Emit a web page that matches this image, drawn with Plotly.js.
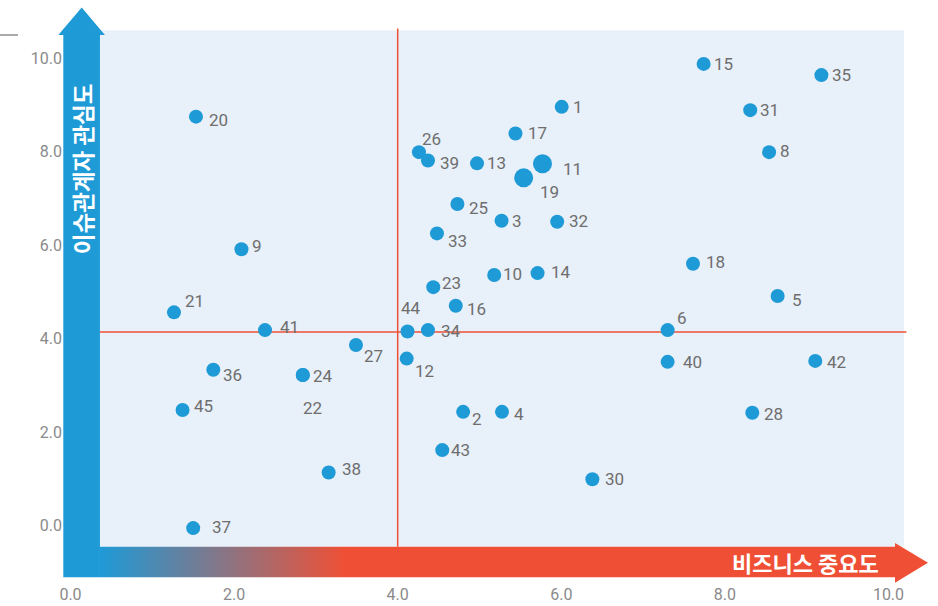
<!DOCTYPE html>
<html><head><meta charset="utf-8">
<script src="https://cdn.plot.ly/plotly-3.0.1.min.js"></script>
<style>html,body{margin:0;padding:0;background:#fff}#chart{width:938px;height:606px}</style>
</head><body><div id="chart"></div>
<script>
// ---- data ----
const ids = [1,2,3,4,5,6,8,9,10,11,12,13,14,15,16,17,18,19,20,21,22,23,24,25,26,27,28,30,31,32,33,34,35,36,37,38,39,40,41,42,43,44,45];
const bizImportance = [6.005,4.80,5.27,5.275,8.645,7.30,8.54,2.09,5.18,5.77,4.11,4.97,5.71,7.74,4.71,5.44,7.61,5.54,1.534,1.265,2.84,4.435,2.84,4.73,4.26,3.49,8.335,6.38,8.31,5.95,4.48,4.37,9.18,1.746,1.50,3.156,4.37,7.30,2.378,9.105,4.545,4.12,1.37];
const stakeholderInterest = [8.96,2.43,6.52,2.43,4.91,4.18,7.99,5.91,5.36,7.74,3.57,7.75,5.40,9.88,4.70,8.39,5.60,7.44,8.75,4.56,3.22,5.10,3.22,6.88,7.99,3.86,2.41,0.985,8.89,6.50,6.25,4.18,9.64,3.33,-0.06,1.13,7.81,3.50,4.18,3.52,1.61,4.15,2.47];
const largeIds = [11, 19];
const xThreshold = 4.0;
const yThreshold = 4.14;
const xTicks = [0,2,4,6,8,10];
const yTicks = [0,2,4,6,8,10];
const xAxisTitle = '비즈니스 중요도';
const yAxisTitle = '이슈관계자 관심도';

// ---- label placement (style: pixel offsets of label from its dot) ----
const labelOffsets = {
  1:[11.6,0],2:[8.4,7],3:[10.6,0],4:[12.3,2],5:[14.3,4],6:[9,-12],8:[11,-1.5],9:[10.6,-3],
  10:[8.3,-1],11:[20.6,5],12:[8.3,12],13:[9.7,0],14:[13.4,-1],15:[10.6,0],16:[11,3.5],
  17:[12.4,0],18:[12.7,-1.5],19:[16.7,14],20:[13.3,3],21:[11.3,-11],22:[0.6,33],23:[8.4,-4.5],
  24:[10.6,1],25:[12,3.5],26:[2.7,-13],27:[8,11],28:[12,1.5],30:[12.3,0],31:[10,0],32:[12,-1],
  33:[10.7,7.5],34:[13.3,1],35:[10.6,0],36:[9.4,5.5],37:[18.4,-1],38:[13.6,-3.5],39:[12.3,2],
  40:[15,0],41:[15,-3.3],42:[11.4,1],43:[8.4,0],44:[-7,-24],45:[11.3,-4]
};

// ---- styling / geometry constants ----
const BLUE = '#1E9AD6', RED = '#EF5035', BG = '#E8F0F9';
const bgBox = {x0:0.36, x1:10.19, y0:-0.46, y1:10.6};
const vArrow = {x0:-0.088, x1:0.36, yBottom:-1.11, headBase:10.5, headL:-0.149, headR:0.421, tipX:0.137, tipY:11.09};
const hArrow = {x0:0.36, bodyEnd:10.08, yTop:-0.46, yBot:-1.11, headTop:-0.379, headBot:-1.229, tipX:10.483, tipY:-0.804};
const gradStart = 0.36, gradStop = 3.36;

const markerSizes = ids.map(id => largeIds.includes(id) ? 19 : 14);

const arrowTrace = {
  type:'scatter', mode:'lines', hoverinfo:'skip', showlegend:false,
  x:[hArrow.x0, hArrow.bodyEnd, hArrow.bodyEnd, hArrow.tipX, hArrow.bodyEnd, hArrow.bodyEnd, hArrow.x0, hArrow.x0],
  y:[hArrow.yTop, hArrow.yTop, hArrow.headTop, hArrow.tipY, hArrow.headBot, hArrow.yBot, hArrow.yBot, hArrow.yTop],
  line:{width:0, color:RED},
  fill:'toself',
  fillcolor:RED,
  fillgradient:{type:'horizontal', colorscale:[[0,BLUE],[1,RED]], start:gradStart, stop:gradStop}
};

const pointTrace = {
  type:'scatter', mode:'markers', showlegend:false, hoverinfo:'skip',
  x: bizImportance, y: stakeholderInterest,
  marker:{color:BLUE, size:markerSizes, opacity:1, line:{width:0}}
};

const labelAnns = ids.map((id, i) => {
  const off = labelOffsets[id] || [10,0];
  return {
    x: bizImportance[i], y: stakeholderInterest[i], xref:'x', yref:'y',
    text: String(id), showarrow:false, xanchor:'left', yanchor:'middle',
    xshift: off[0], yshift: -off[1], borderpad:0, borderwidth:0,
    font:{family:'Roboto, "Noto Sans", sans-serif', size:17, color:'#6e6e6e'}
  };
});

const titleAnns = [
  {x:vArrow.tipX, y:7.64, xref:'x', yref:'y', text:yAxisTitle, showarrow:false, textangle:-90,
   xanchor:'center', yanchor:'middle', font:{family:'"Noto Sans CJK KR", sans-serif', size:22.5, color:'#ffffff', weight:700}},
  {x:8.98, y:-0.78, xref:'x', yref:'y', text:xAxisTitle, showarrow:false,
   xanchor:'center', yanchor:'middle', font:{family:'"Noto Sans CJK KR", sans-serif', size:22, color:'#ffffff', weight:700}}
];

const shapes = [
  {type:'rect', xref:'x', yref:'y', x0:bgBox.x0, x1:bgBox.x1, y0:bgBox.y0, y1:bgBox.y1, fillcolor:BG, line:{width:0}, layer:'below'},
  {type:'path', xref:'x', yref:'y', layer:'below', fillcolor:BLUE, line:{width:0},
   path:`M${vArrow.x0},${vArrow.yBottom} L${vArrow.x1},${vArrow.yBottom} L${vArrow.x1},${vArrow.headBase} L${vArrow.headR},${vArrow.headBase} L${vArrow.tipX},${vArrow.tipY} L${vArrow.headL},${vArrow.headBase} L${vArrow.x0},${vArrow.headBase} Z`},
  {type:'line', xref:'x', yref:'y', x0:xThreshold, x1:xThreshold, y0:bgBox.y0, y1:bgBox.y1+0.04, line:{color:RED, width:1.5}, layer:'below'},
  {type:'line', xref:'x', yref:'y', x0:bgBox.x0, x1:bgBox.x1+0.03, y0:yThreshold, y1:yThreshold, line:{color:RED, width:1.5}, layer:'below'},
  {type:'line', xref:'paper', yref:'paper', x0:-55/877, x1:-37/877, y0:(585-35)/580, y1:(585-35)/580, line:{color:'#555555', width:1}}
];

const tickFont = {family:'Roboto, "Noto Sans", sans-serif', size:16, color:'#8a8a8a'};

const layout = {
  width:938, height:606,
  margin:{l:55, r:6, t:5, b:21, pad:0},
  paper_bgcolor:'#ffffff', plot_bgcolor:'rgba(0,0,0,0)',
  showlegend:false, hovermode:false,
  xaxis:{range:[-0.1895, 10.532], showgrid:false, zeroline:false, showline:false, ticks:'',
         tickvals:xTicks, tickformat:'.1f', tickfont:tickFont, fixedrange:true, ticklabelstandoff:-2},
  yaxis:{range:[-1.278, 11.141], showgrid:false, zeroline:false, showline:false, ticks:'',
         tickvals:yTicks, tickformat:'.1f', tickfont:tickFont, fixedrange:true, ticklabelstandoff:-8},
  shapes: shapes,
  annotations: labelAnns.concat(titleAnns)
};

Plotly.newPlot('chart', [arrowTrace, pointTrace], layout, {displayModeBar:false, staticPlot:true});
</script>
</body></html>
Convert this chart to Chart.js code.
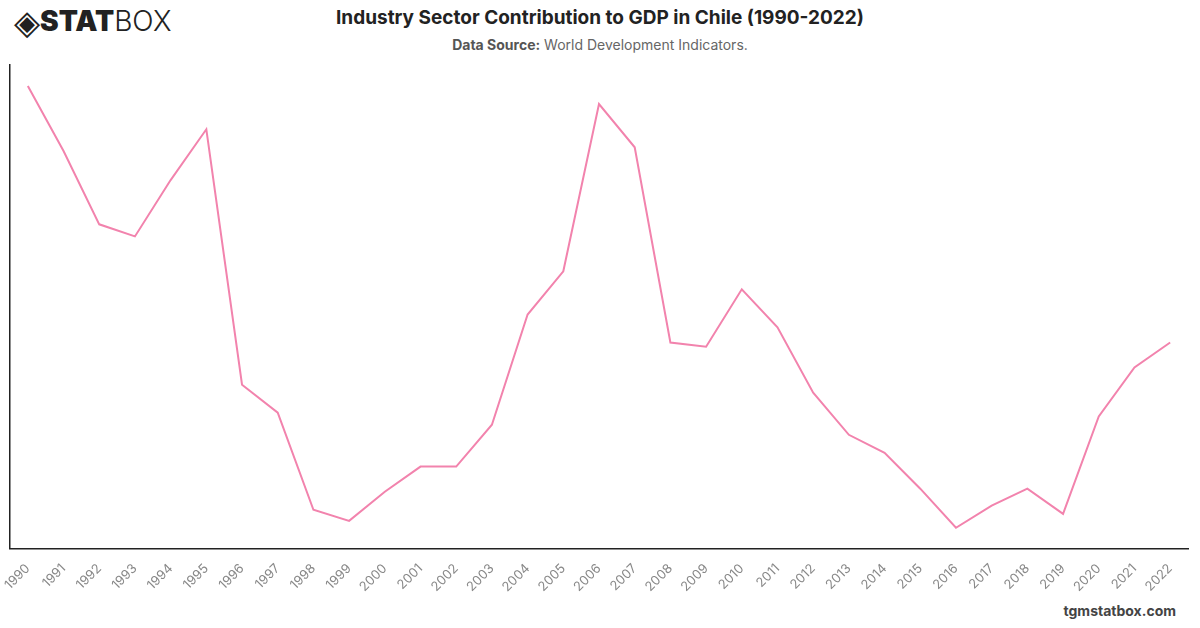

=====

What to do. Set down the material exactly, every line of it, except for the pictures.

Written response.
Emit a web page that matches this image, drawn with Plotly.js.
<!DOCTYPE html>
<html><head><meta charset="utf-8">
<script src="https://cdn.plot.ly/plotly-3.0.1.min.js"></script>
<style>html,body{margin:0;padding:0;background:#fff}#chart{width:938px;height:606px}</style>
</head><body><div id="chart"></div>
<script>
// ---- data ----
const ids = [1,2,3,4,5,6,8,9,10,11,12,13,14,15,16,17,18,19,20,21,22,23,24,25,26,27,28,30,31,32,33,34,35,36,37,38,39,40,41,42,43,44,45];
const bizImportance = [6.005,4.80,5.27,5.275,8.645,7.30,8.54,2.09,5.18,5.77,4.11,4.97,5.71,7.74,4.71,5.44,7.61,5.54,1.534,1.265,2.84,4.435,2.84,4.73,4.26,3.49,8.335,6.38,8.31,5.95,4.48,4.37,9.18,1.746,1.50,3.156,4.37,7.30,2.378,9.105,4.545,4.12,1.37];
const stakeholderInterest = [8.96,2.43,6.52,2.43,4.91,4.18,7.99,5.91,5.36,7.74,3.57,7.75,5.40,9.88,4.70,8.39,5.60,7.44,8.75,4.56,3.22,5.10,3.22,6.88,7.99,3.86,2.41,0.985,8.89,6.50,6.25,4.18,9.64,3.33,-0.06,1.13,7.81,3.50,4.18,3.52,1.61,4.15,2.47];
const largeIds = [11, 19];
const xThreshold = 4.0;
const yThreshold = 4.14;
const xTicks = [0,2,4,6,8,10];
const yTicks = [0,2,4,6,8,10];
const xAxisTitle = '비즈니스 중요도';
const yAxisTitle = '이슈관계자 관심도';

// ---- label placement (style: pixel offsets of label from its dot) ----
const labelOffsets = {
  1:[11.6,0],2:[8.4,7],3:[10.6,0],4:[12.3,2],5:[14.3,4],6:[9,-12],8:[11,-1.5],9:[10.6,-3],
  10:[8.3,-1],11:[20.6,5],12:[8.3,12],13:[9.7,0],14:[13.4,-1],15:[10.6,0],16:[11,3.5],
  17:[12.4,0],18:[12.7,-1.5],19:[16.7,14],20:[13.3,3],21:[11.3,-11],22:[0.6,33],23:[8.4,-4.5],
  24:[10.6,1],25:[12,3.5],26:[2.7,-13],27:[8,11],28:[12,1.5],30:[12.3,0],31:[10,0],32:[12,-1],
  33:[10.7,7.5],34:[13.3,1],35:[10.6,0],36:[9.4,5.5],37:[18.4,-1],38:[13.6,-3.5],39:[12.3,2],
  40:[15,0],41:[15,-3.3],42:[11.4,1],43:[8.4,0],44:[-7,-24],45:[11.3,-4]
};

// ---- styling / geometry constants ----
const BLUE = '#1E9AD6', RED = '#EF5035', BG = '#E8F0F9';
const bgBox = {x0:0.36, x1:10.19, y0:-0.46, y1:10.6};
const vArrow = {x0:-0.088, x1:0.36, yBottom:-1.11, headBase:10.5, headL:-0.149, headR:0.421, tipX:0.137, tipY:11.09};
const hArrow = {x0:0.36, bodyEnd:10.08, yTop:-0.46, yBot:-1.11, headTop:-0.379, headBot:-1.229, tipX:10.483, tipY:-0.804};
const gradStart = 0.36, gradStop = 3.36;

const markerSizes = ids.map(id => largeIds.includes(id) ? 19 : 14);

const arrowTrace = {
  type:'scatter', mode:'lines', hoverinfo:'skip', showlegend:false,
  x:[hArrow.x0, hArrow.bodyEnd, hArrow.bodyEnd, hArrow.tipX, hArrow.bodyEnd, hArrow.bodyEnd, hArrow.x0, hArrow.x0],
  y:[hArrow.yTop, hArrow.yTop, hArrow.headTop, hArrow.tipY, hArrow.headBot, hArrow.yBot, hArrow.yBot, hArrow.yTop],
  line:{width:0, color:RED},
  fill:'toself',
  fillcolor:RED,
  fillgradient:{type:'horizontal', colorscale:[[0,BLUE],[1,RED]], start:gradStart, stop:gradStop}
};

const pointTrace = {
  type:'scatter', mode:'markers', showlegend:false, hoverinfo:'skip',
  x: bizImportance, y: stakeholderInterest,
  marker:{color:BLUE, size:markerSizes, opacity:1, line:{width:0}}
};

const labelAnns = ids.map((id, i) => {
  const off = labelOffsets[id] || [10,0];
  return {
    x: bizImportance[i], y: stakeholderInterest[i], xref:'x', yref:'y',
    text: String(id), showarrow:false, xanchor:'left', yanchor:'middle',
    xshift: off[0], yshift: -off[1], borderpad:0, borderwidth:0,
    font:{family:'Roboto, "Noto Sans", sans-serif', size:17, color:'#6e6e6e'}
  };
});

const titleAnns = [
  {x:vArrow.tipX, y:7.64, xref:'x', yref:'y', text:yAxisTitle, showarrow:false, textangle:-90,
   xanchor:'center', yanchor:'middle', font:{family:'"Noto Sans CJK KR", sans-serif', size:22.5, color:'#ffffff', weight:700}},
  {x:8.98, y:-0.78, xref:'x', yref:'y', text:xAxisTitle, showarrow:false,
   xanchor:'center', yanchor:'middle', font:{family:'"Noto Sans CJK KR", sans-serif', size:22, color:'#ffffff', weight:700}}
];

const shapes = [
  {type:'rect', xref:'x', yref:'y', x0:bgBox.x0, x1:bgBox.x1, y0:bgBox.y0, y1:bgBox.y1, fillcolor:BG, line:{width:0}, layer:'below'},
  {type:'path', xref:'x', yref:'y', layer:'below', fillcolor:BLUE, line:{width:0},
   path:`M${vArrow.x0},${vArrow.yBottom} L${vArrow.x1},${vArrow.yBottom} L${vArrow.x1},${vArrow.headBase} L${vArrow.headR},${vArrow.headBase} L${vArrow.tipX},${vArrow.tipY} L${vArrow.headL},${vArrow.headBase} L${vArrow.x0},${vArrow.headBase} Z`},
  {type:'line', xref:'x', yref:'y', x0:xThreshold, x1:xThreshold, y0:bgBox.y0, y1:bgBox.y1+0.04, line:{color:RED, width:1.5}, layer:'below'},
  {type:'line', xref:'x', yref:'y', x0:bgBox.x0, x1:bgBox.x1+0.03, y0:yThreshold, y1:yThreshold, line:{color:RED, width:1.5}, layer:'below'},
  {type:'line', xref:'paper', yref:'paper', x0:-55/877, x1:-37/877, y0:(585-35)/580, y1:(585-35)/580, line:{color:'#555555', width:1}}
];

const tickFont = {family:'Roboto, "Noto Sans", sans-serif', size:16, color:'#8a8a8a'};

const layout = {
  width:938, height:606,
  margin:{l:55, r:6, t:5, b:21, pad:0},
  paper_bgcolor:'#ffffff', plot_bgcolor:'rgba(0,0,0,0)',
  showlegend:false, hovermode:false,
  xaxis:{range:[-0.1895, 10.532], showgrid:false, zeroline:false, showline:false, ticks:'',
         tickvals:xTicks, tickformat:'.1f', tickfont:tickFont, fixedrange:true, ticklabelstandoff:-2},
  yaxis:{range:[-1.278, 11.141], showgrid:false, zeroline:false, showline:false, ticks:'',
         tickvals:yTicks, tickformat:'.1f', tickfont:tickFont, fixedrange:true, ticklabelstandoff:-8},
  shapes: shapes,
  annotations: labelAnns.concat(titleAnns)
};

Plotly.newPlot('chart', [arrowTrace, pointTrace], layout, {displayModeBar:false, staticPlot:true});
</script>
</body></html>
Convert this chart to Chart.js code.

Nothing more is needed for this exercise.